A Map of the Barcelona of the Future from The Project for the Reform and Extension of Barcelona in 1859

In 1859, Ildefons Cerdá released an urban plan for the city of Barcelona called "The Project for the Reform and Extension of Barcelona" which called for expanding the city around what we would today call transit even though urban transit lines didn't exist. When Cerdá first saw a steam engine on a visit to France, he realized that transportation would be changing and urged a complete redesign of Barcelona to prepare for this new opportunity.

The theories and plans of Cerdá are being featured in an exhibit in the Huntington Beach Central Library. For those of you who aren't planning a trip to Orange County anytime soon, you can see many of the posters for the exhibit at this website. For those of you that are planning to head to Huntington Beach, there will be a reception and lecture this Sunday.

Cerdá envisioned Barecelona as an "Integrated City." Integrated Cities provide public transportation to every street in the city, recognize that every street is a miniature world with unique needs, and accommodate multiple modes of transportation. Barcelona embraced Cerdá's proposals and is still thankful that they did. The Barcelona Metro still has a station named after him.

In Barcelona, a city with 3.1 million people, the city has a variety of transit options featuring a subway system, a TRAM system, a bus system, and even an aerial cable car system. In March of 2007, the city began a bike share system with over 100 different stations. 50,000 people subscribed to the bike share system in the first three months. Wikipedia has a great summary of Barcelona's public transportation initiatives.

By comparison, here in Los Angeles urban planners made a decision to base our transportation network around the automobile. And we know how that's turned out.
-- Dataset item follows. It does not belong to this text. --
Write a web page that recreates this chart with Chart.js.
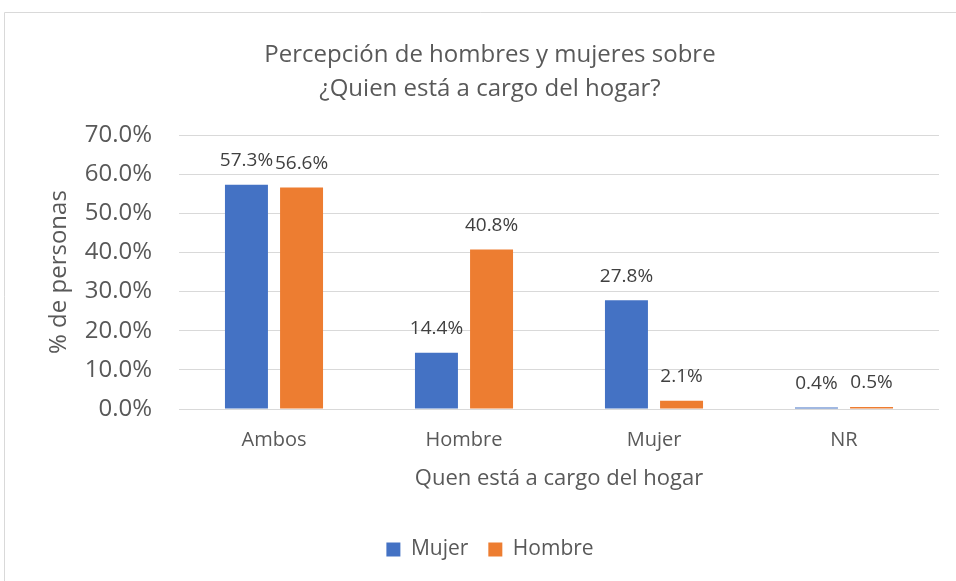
<!DOCTYPE html>
<html>

<head>
    <meta charset="utf-8">
    <title>Percepción de hombres y mujeres</title>
    <script src="https://cdn.jsdelivr.net/npm/chart.js"></script>
    <style>
        body {
            margin: 0;
            padding: 0;
            background-color: #FFF;
        }

        .chart-box {
            position: relative;
            width: 956px;
            height: 581px;
        }
    </style>
</head>

<body>
    <div class="chart-box">
        <canvas id="barGraph"></canvas>
    </div>

    <script>
        // Data
        const categories = ['Ambos', 'Hombre', 'Mujer', 'NR'];
        const mujerValues = [0.573, 0.144, 0.278, 0.004];
        const hombreValues = [0.566, 0.408, 0.021, 0.005];
        const seriesNames = ['Mujer', 'Hombre'];
        const yTicks = [0, 0.1, 0.2, 0.3, 0.4, 0.5, 0.6, 0.7];

        const textColor = '#595959';
        const fontFamily = "'Open Sans', 'Liberation Sans', sans-serif";

        // border around the chart (only left and top are visible in the picture)
        const frame = {
            id: 'frame',
            beforeDraw(chart) {
                const ctx = chart.ctx;
                ctx.save();
                ctx.fillStyle = '#FFF';
                ctx.fillRect(0, 0, chart.width, chart.height);
                ctx.strokeStyle = '#D9D9D9';
                ctx.lineWidth = 1;
                ctx.beginPath();
                ctx.moveTo(4.5, chart.height);
                ctx.lineTo(4.5, 12.5);
                ctx.lineTo(chart.width, 12.5);
                ctx.stroke();
                ctx.restore();
            }
        };

        // value labels on top of each bar
        const barLabels = {
            id: 'barLabels',
            afterDatasetsDraw(chart) {
                const ctx = chart.ctx;
                ctx.save();
                ctx.font = '19px ' + fontFamily;
                ctx.fillStyle = '#404040';
                ctx.textAlign = 'center';
                ctx.textBaseline = 'middle';
                chart.data.datasets.forEach((dataset, i) => {
                    chart.getDatasetMeta(i).data.forEach((bar, j) => {
                        const txt = (dataset.data[j] * 100).toFixed(1) + '%';
                        ctx.fillText(txt, bar.x, bar.y - 24);
                    });
                });
                ctx.restore();
            }
        };

        const barChart = new Chart(document.getElementById('barGraph').getContext('2d'), {
            type: 'bar',
            data: {
                labels: categories,
                datasets: [
                    { label: seriesNames[0], data: mujerValues, backgroundColor: '#4472C4' },
                    { label: seriesNames[1], data: hombreValues, backgroundColor: '#ED7D31' }
                ]
            },
            options: {
                responsive: true,
                maintainAspectRatio: false,
                animation: false,
                layout: {
                    padding: { left: 41, right: 17, top: 0, bottom: 11 }
                },
                datasets: {
                    bar: { categoryPercentage: 0.58, barPercentage: 0.78 }
                },
                scales: {
                    x: {
                        afterFit(scale) {
                            scale.height = 110;
                        },
                        grid: { display: false },
                        border: { display: false },
                        ticks: {
                            color: textColor,
                            font: { family: fontFamily, size: 20 },
                            padding: 11
                        },
                        title: {
                            display: true,
                            text: 'Quen está a cargo del hogar',
                            color: textColor,
                            font: { family: fontFamily, size: 22 },
                            padding: { top: 0, bottom: 27 }
                        }
                    },
                    y: {
                        min: 0,
                        max: 0.7,
                        afterBuildTicks(scale) {
                            scale.ticks = yTicks.map(v => ({ value: v }));
                        },
                        afterFit(scale) {
                            scale.width = 138;
                        },
                        grid: { color: '#D9D9D9', drawTicks: false },
                        border: { display: false },
                        ticks: {
                            color: textColor,
                            font: { family: fontFamily, size: 24 },
                            padding: 27,
                            callback: v => (v * 100).toFixed(1) + '%'
                        },
                        title: {
                            display: true,
                            text: '% de personas',
                            color: textColor,
                            font: { family: fontFamily, size: 24 },
                            padding: { top: 4, bottom: 0 }
                        }
                    }
                },
                plugins: {
                    title: {
                        display: true,
                        text: ['Percepción de hombres y mujeres sobre', '¿Quien está a cargo del hogar?'],
                        color: textColor,
                        font: { family: fontFamily, size: 24, weight: 'normal', lineHeight: 1.42 },
                        padding: { top: 38, bottom: 29 }
                    },
                    legend: {
                        position: 'bottom',
                        labels: {
                            color: textColor,
                            font: { family: fontFamily, size: 21 },
                            boxWidth: 14,
                            boxHeight: 14,
                            padding: 20
                        }
                    },
                    tooltip: { enabled: false }
                }
            },
            plugins: [frame, barLabels]
        });
    </script>
</body>

</html>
Instead of celebrating the integration of transit modes, we're still debating whether or not we should be increasing road capacity even if it would damage the local economy and provide a physical barrier that separates the community.

There is some good news, if Los Angeles embraces mutli-modalism at some point in the next nine months, we'll be less than 150 miles behind Spain.

The exhibit at Huntington Beach will be there through the end of the month.